The voice of doves and cooing that lured Laura to the goblin men dissappears once they have engaged with her. As they approach, Rossetti describes them as “Leering at each other, / Brother with queer brother; / Signalling each other, / Brother with sly brother.” The verbs that Rossetti uses project quite a different feeling than the voice of a dove. The transition to these words that develop a sense of distrust in these goblin men is done intentionally by Rossetti. This poem is meant to serve as a warning to Victorian women and the sly and leering goblin bolster her warning about the nature of men.  

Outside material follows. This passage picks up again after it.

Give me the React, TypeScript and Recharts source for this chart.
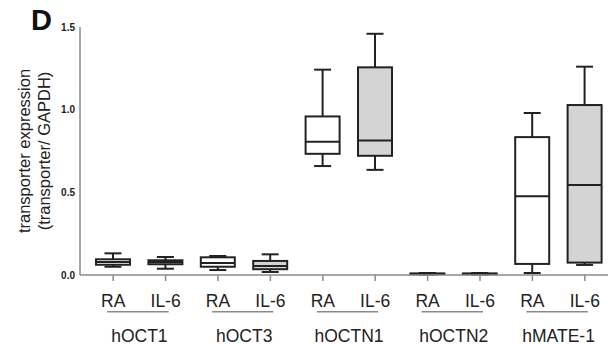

Rossetti also uses Lizzie to explicitly state this warning upon Laura’s return home. She asks Laura if she remembers Jeanie, a woman who had interacted with the goblin men. Jeanie’s story serves as a warning because after her interaction, she “found them no more, but dwindled and grew grey; / Then fell with the first snow, / While to this day no grass will grow / Where she lies low.” The story of Jeanie serves to warn not only Laura of the consequences of entertaining men on the street, but it warns each woman that reads this poem. Here, the message becomes very clear, which is that men like the goblin men will ultimately leave you women after they get what they want.